There's no way of knowing for sure, but this is my theory. At any rate, David has been informed of Huasheng's desire to take me to the Exit-Entry Bureau, (by me), and he says he will call Huasheng and find out just exactly what the hell they are planning to do. And I sincerely hope he asks who told them I was leaving China in January. He'll probably be nice though. I just can't win!

So power outage two weeks ago, and as late as TWO DAYS AGO there are STILL power outages around campus. I taught another class with no lights and no computer. Then the next class, (in asshole teacher's classroom), the board was a mess, the computer was locked to his page, the screen was down, the desk was a mess. I swear by the triple starched collar of Donald S. Cherry that scumbag would catch a beating if we were in Canada!

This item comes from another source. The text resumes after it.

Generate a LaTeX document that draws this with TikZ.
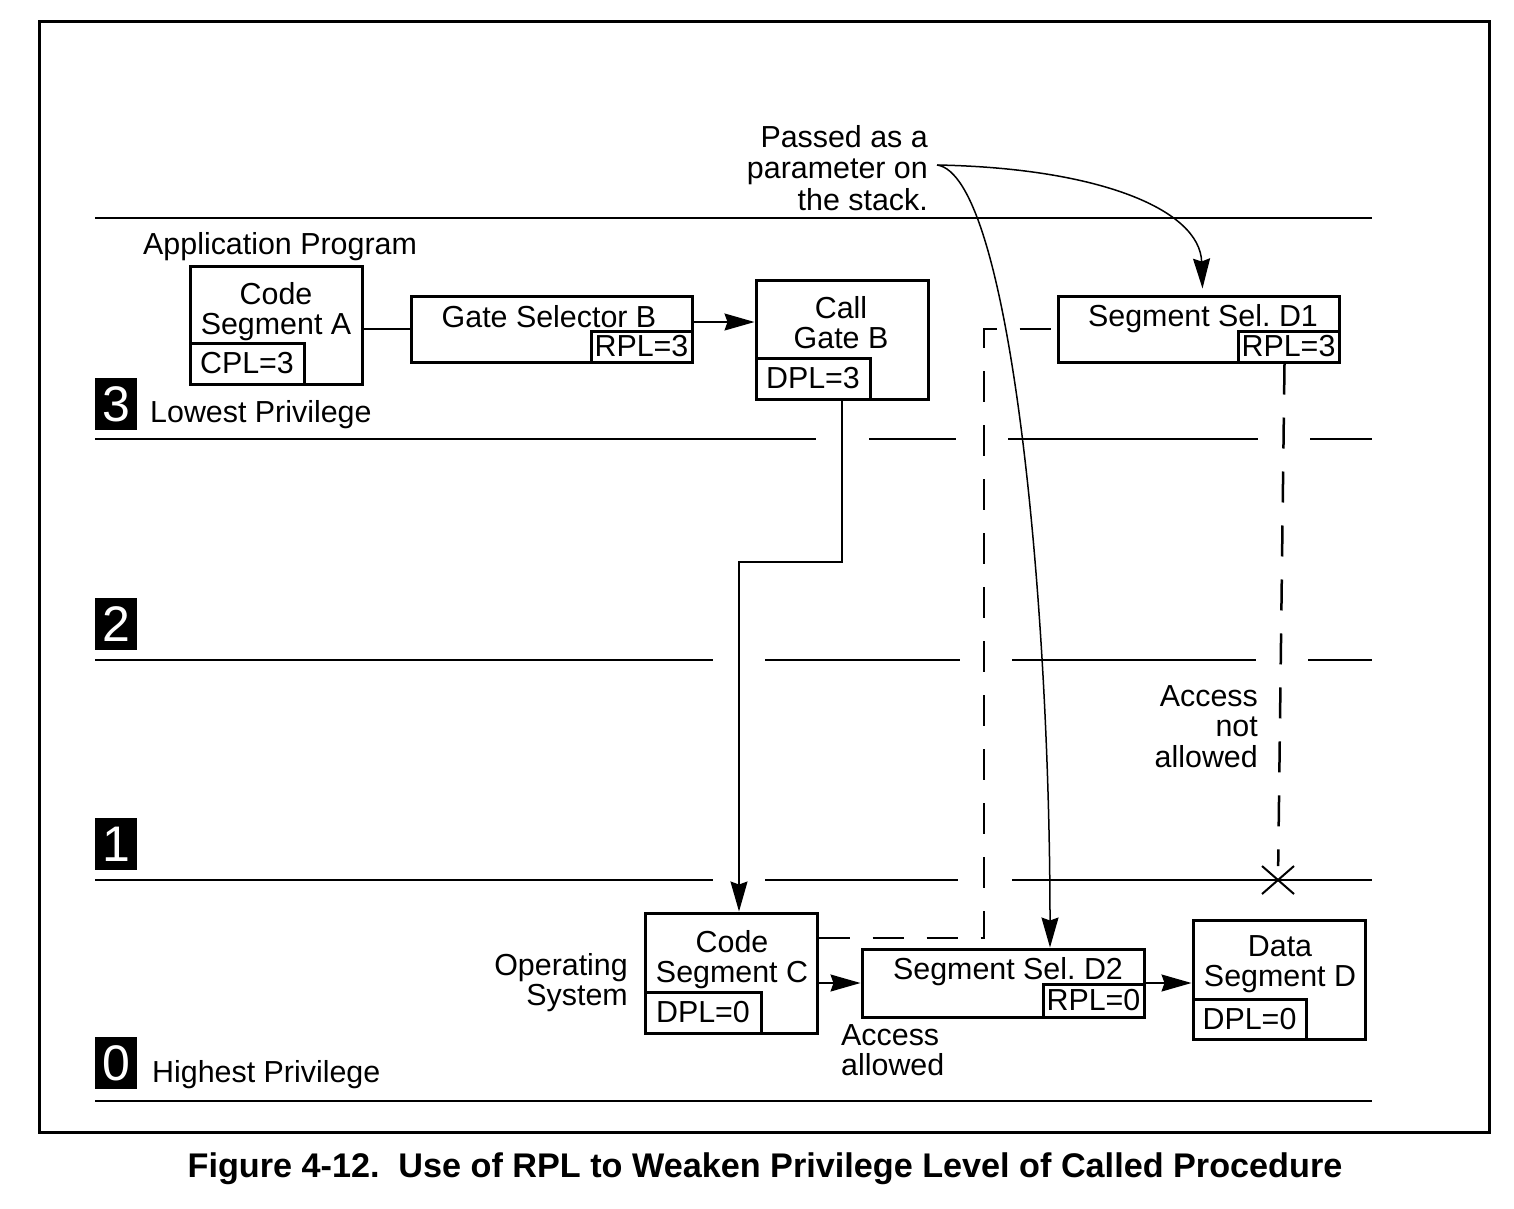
\documentclass[tikz,border=0pt]{standalone}
\usepackage{fontspec}
\setmainfont{Liberation Sans}
\usetikzlibrary{arrows.meta,shapes.misc}
\frenchspacing

\begin{document}
\begin{tikzpicture}[x=1pt,y=-1pt,
	font=\fontsize{30.4}{30.5}\selectfont,
	box/.style={draw=black,line width=3pt,inner sep=0pt},
	field/.style={draw=black,line width=3pt,inner sep=0pt},
	txt/.style={inner sep=0pt,align=center},
	level/.style={line width=1.5pt},
	conn/.style={line width=1.5pt,-{Stealth[length=30pt,width=17pt,inset=3pt]}},
	dashline/.style={line width=2.5pt,dash pattern=on 31pt off 23pt},
	levtag/.style={fill=black,text=white,minimum width=42pt,minimum height=52pt,inner sep=0pt,font=\fontsize{50}{50}\selectfont}]

	\useasboundingbox (0,0) rectangle (1514,1208);
	\draw[line width=3pt] (39,21) rectangle (1489,1132);

	\draw[level] (95,218) -- (1372,218);
	\draw[level] (95,439) -- (816,439) (869,439) -- (956,439) (1008,439) -- (1258,439) (1310,439) -- (1372,439);
	\draw[level] (95,660) -- (713,660) (765,660) -- (960,660) (1012,660) -- (1256,660) (1308,660) -- (1372,660);
	\draw[level] (95,880) -- (713,880) (765,880) -- (958,880) (1012,880) -- (1372,880);
	\draw[level] (95,1101) -- (1372,1101);

	\node[levtag] (lv3) at (116,404) {3};
	\node[levtag] (lv2) at (116,624) {2};
	\node[levtag] (lv1) at (116,844) {1};
	\node[levtag] (lv0) at (116,1063) {0};

	\node[txt,anchor=base west] (lowest) at (150,422) {Lowest Privilege};
	\node[txt,anchor=base west] (highest) at (152,1082) {Highest Privilege};
	\node[txt,anchor=base west] (app) at (143,254) {Application Program};
	\node[txt,anchor=north east,align=right,font=\fontsize{30.4}{31.5}\selectfont] (passed) at (928,125) {Passed as a\\parameter on\\the stack.};
	\node[txt,anchor=north east,align=right] (os) at (628,953) {Operating\\System};
	\node[txt,anchor=north east,align=right] (denied) at (1258,685) {Access\\not\\allowed};
	\node[txt,anchor=north west,align=left] (granted) at (841,1024) {Access\\allowed};

	\node[box,minimum width=172pt,minimum height=118pt] (sega) at (276,325) {};
	\node[field,anchor=south west,minimum width=114pt,minimum height=41pt] (sega-cpl) at (sega.south west) {CPL=3};
	\node[txt,anchor=north] (sega-t) at (276,282) {Code\\Segment A};

	\node[box,minimum width=281pt,minimum height=66pt] (gsb) at (551.5,329) {};
	\node[field,anchor=south east,minimum width=101pt,minimum height=31pt] (gsb-rpl) at (gsb.south east) {RPL=3};
	\node[txt,anchor=base] (gsb-t) at (549,327) {Gate Selector B};

	\node[box,minimum width=172pt,minimum height=119pt] (cgb) at (842,339.5) {};
	\node[field,anchor=south west,minimum width=114pt,minimum height=41pt] (cgb-dpl) at (cgb.south west) {DPL=3};
	\node[txt,anchor=north] (cgb-t) at (841,296) {Call\\Gate B};

	\node[box,minimum width=281pt,minimum height=66pt] (segd1) at (1198.5,329) {};
	\node[field,anchor=south east,minimum width=101pt,minimum height=31pt] (segd1-rpl) at (segd1.south east) {RPL=3};
	\node[txt,anchor=base] (segd1-t) at (1203,326) {Segment Sel. D1};

	\node[box,minimum width=172pt,minimum height=120pt] (segc) at (731,973) {};
	\node[field,anchor=south west,minimum width=116pt,minimum height=41pt] (segc-dpl) at (segc.south west) {DPL=0};
	\node[txt,anchor=north] (segc-t) at (732,930) {Code\\Segment C};

	\node[box,minimum width=282pt,minimum height=68pt] (segd2) at (1003,983) {};
	\node[field,anchor=south east,minimum width=101pt,minimum height=33pt] (segd2-rpl) at (segd2.south east) {RPL=0};
	\node[txt,anchor=base] (segd2-t) at (1008,979) {Segment Sel. D2};

	\node[box,minimum width=172pt,minimum height=119pt] (segd) at (1279,979.5) {};
	\node[field,anchor=south west,minimum width=113pt,minimum height=40pt] (segd-dpl) at (segd.south west) {DPL=0};
	\node[txt,anchor=north] (segd-t) at (1280,935) {Data\\Segment D};

	\node[draw=black,cross out,line width=2pt,minimum width=30pt,minimum height=26pt,inner sep=0pt] (deny) at (1278,880) {};

	\coordinate (fork) at (937,165);
	\coordinate (drop) at (739,562);
	\coordinate (upturn) at (984,938);
	\coordinate (topturn) at (984,329);

	\path[level] (sega.east |- gsb.west) edge (gsb.west);
	\path[conn] ([yshift=7pt]gsb.east) edge ([yshift=7pt]gsb.east -| cgb.west);
	\draw[conn] (cgb.south) |- (drop) -- (segc.north -| drop);
	\path[conn] (segc.east |- segd2.west) edge (segd2.west);
	\path[conn] (segd2.east) edge (segd2.east -| segd.west);

	\draw[conn] (fork) .. controls (1100,168) and (1200,210) .. ([xshift=4pt,yshift=6pt]segd1.north);
	\draw[conn] (fork) .. controls (1010,175) and (1050,600) .. ([xshift=47pt]segd2.north);

	\draw[dashline] (segc.east |- upturn) -- (upturn) -- (topturn) -- (segd1.west |- topturn);
	\draw[dashline] ([xshift=-4pt]segd1-rpl.south) -- (deny);

	\node[txt,anchor=base,font=\fontsize{34.2}{36}\selectfont\bfseries] (caption) at (765,1177) {Figure 4-12.\hspace{0.55em}Use of RPL to Weaken Privilege Level of Called Procedure};

\end{tikzpicture}
\end{document}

But it's China. I have to let the locals work things out for themselves. I think it's going to take a while.

And last weekend I was off the grid. It's a helpless feeling. You really don't notice how vital to survival the internet is to a guy here in China until it's gone for a few days. What a nightmare! I had to watch downloaded videos instead of live streams. I couldn't facebook. If some huge news story happened, (and it DID), I couldn't hear about it. I heard the GOP passed their tax scam. I guess it's not final yet. Or is it? But I didn't find out about it until way after the fact. I got so bored I actually exercised and studied Chinese! Wo ju dzai bu hao jia. I live in no good home. Heh heh.

As always, it coulda been worse. And I can say that on my fifth beer now. Short of having a kid, which I just can't see happening, it's the best way to mellow out for me. I have to make final exams for most of my classes this weekend and I have to write lessons on Ireland and Christmas for the culture knuckleheads. This will be difficult if I have a third weekend without wifi. But in a few more beers, I'll hardly be worried about that at all. Just in case you're worried, I had nothing to drink at all for the past 4 days. I'm not drinking every day. I still have my sense of responsibility intact. I'm not an alcoholic, although that's just what an alcoholic would type. The old body just can't take drinking like it used to. Man, just SLEEPING makes me sore! And the burn after exercise feels more like injury than beneficial muscle gain. Not to fault God but, if I were to design a body, it would have one difference: beer would be old age medicine.

*** You will never believe what happened like half an hour after posting this! One of the girls who worked for Huasheng messaged me and told me that her and all the previously cheated employees, (pretty much all girls), there are filing a class action lawsuit against the company! This is about the best news I've had since I read my letter of acceptance for university! I feel like my favourite sports team just won a playoff game! It's even BETTER than that! And not because I stand to be paid a LOT of money that I was cheated out of here, (possibly 10 or 15 thousand bucks), I am totally honestly feeling better for the Chinese employees that one after another have been hired by Huasheng and stiffed. Like I told you above! They find out after about a month that they won't be paid and they quit. But nobody ever DOES anything. Well now, en masse, they ARE doing something and maybe with a lot of people saying the same thing, they'll win. And they are including me in this lawsuit too. I can't tell you how happy it would make me to see Huasheng forced to pay all the people they have cheated! But that remains a dream for now. According to this blogpost, this sort of thing never happens. And to be fair, we're in China here so, will the ordinary people win, or will the company win. We shall see....

It's an epilogue I could never have guessed! Good for you, girls! I hope you fill my half empty glass!